円福寺と雲版・月待板碑
曹洞宗西台山を号し、文明11(1479)年太田道灌が川越に開創し、慶長13(1608)年にこの地へ移転しました。
かつては関東屈指の名刹、西台の大寺として知られ、慶安2(1649)年には幕府より寺領二十石の朱印地を与えられました。しかし、弘化2(1845)年の火災以降は往時の正大さを取り戻せませんでした。
ここの寺宝として雲版と月待板碑が残されています。
雲版は縦38・横35センチの青銅製で、太田道灌が当時を創建した際、茶室に掛けたものと伝えられています。元来禅家の仏具の一種ですが、その豪壮な作風には目を見張らされるものがあります。
月待板碑は浄土信仰と月待信仰とが結合したとみられる遺物で、この板碑は文明17(1485)年の明があり、弥陀一尊画像を印刻した芸術的香りの高い銘があり、弥陀一尊画像を印刻した芸術的香りの高い、都内でも有数の板碑と言われます。
孔雀のつがいを飼っています。孔雀は邪気を払う象徴として「孔雀明王」の名で仏教の信仰対象にも取り入れられました。
京徳観音堂
宗派は曹洞宗で、御本尊は聖観音座像です。
江戸時代、この近在に新義真言宗の水想山教徳寺(京徳寺)があり、観音堂はその教徳寺の持堂でした。
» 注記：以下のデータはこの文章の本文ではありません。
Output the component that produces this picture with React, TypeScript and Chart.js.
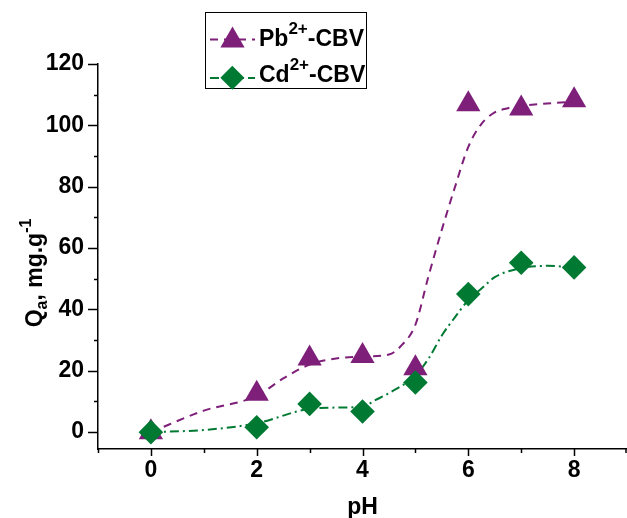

明治5年(1872)、同寺が廃寺となると、円福寺が管理する境外堂となり、現在に至っています。
創建は不明ですが、本堂にかかる「武州豊島郡西台村教徳寺」との銘文がある鰐口が延宝3年(1675)の作であること、御本尊が江戸時代中期の作と考えることから、この頃までは遡ると考えられます。
境内の墓地には、「道用」と「性阿弥陀仏」が自身の死後の冥福を祈って延文6年(1361)7月13日に建立した宝篋印塔二基があります。